Célestin moved to Canada when he was six years old. When he had the chance to join the UN Stabilization Mission in Haiti as a member of the Montreal City Police Service, he jumped on it.

For the past year, he's worked long hours, seven days a week to build a bike patrol — a community policing program — from the ground up.

"All the people involved in the project are so passionate about it," says Célestin. "I'm very proud of the project and the progress we're making, but it's about the teamwork. I couldn't do this by myself."

Pride in the mission

On the evening of February 11, 2014, there was an occasion for the police officers to reflect on it when they came together to celebrate the 25th anniversary of Canadian police in peace operations in a special medal ceremony.

Dressed in their blue berets, 67 Canadian police officers received their peacekeeping medal for their first mission. Another 14 received their service numeral for their participation in multiple missions.

Over the past 25 years, more than 3,000 Canadian police officers have participated in missions in 30 countries. Two-thirds of them have served on various missions in Haiti since 1993, making it the largest and longest mission in the history of the program.

The medal is a source of pride for the officers, says contingent commander Supt. Mike McDonald.

"For officers coming back and having the privilege to serve in mission, it brings us back to the grassroots that motivated many of us to become police officers in the first place," says McDonald. "There is no greater place in which you can see the need on people's faces."

A part of something bigger

Like Célestin, every Canadian police officer serving in the mission has his or her own reasons for joining. They each bring something different to a country that sees the benefit of their presence every day.

After ten days of violent protests in Ouanaminthe, in the northeast of Haiti, RCMP Cpl. J.-F. Leduc worked hard to restore peace.

To ease the tension, Leduc would engage locals in conversation. "I'd say a little joke in my best creole and slowly get their trust and get them listening," says Leduc. "I'd explain to them, 'When you don't have electricity, I don't have electricity. When you have a hard time finding food, I have a hard time finding food.' As soon as you get a dialogue going with them, you see their faces and body language relax."

Leduc's experience in Haiti has given him a greater awareness of how volatile the country still is and how easily the country could regress.

"I recognize that we're not going to change anything generational in the one year we're here," says Leduc. "But when I see pictures a few years from now of a friend of mine, then I'll see that something has changed for the better. Change doesn't come overnight."

As the assistant to the police commissioner, Cpl. Marie-Josée Homsy sees a completely different side of the mission than most.

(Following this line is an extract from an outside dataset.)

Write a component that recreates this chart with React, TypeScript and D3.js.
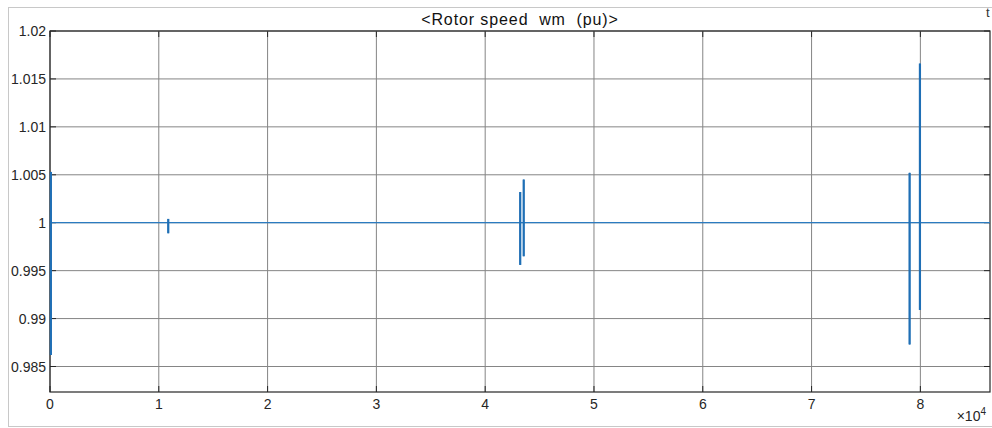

"When I came to mission, I was expecting to be in the field with the local police and local people, but it's the complete opposite," says Homsy. "I'm with senior management all the time, but it's very interesting because I'm learning how the mission is run. It's quite a privilege to be here."

Homsy first came to Haiti as part of a military mission in 1997. At that time, she saw the work that the police were doing. And ever since joining the RCMP, she's wanted to go back to Haiti as a police officer.

"It's a different lifestyle here," says Homsy. "It makes you appreciate everything you have back at home."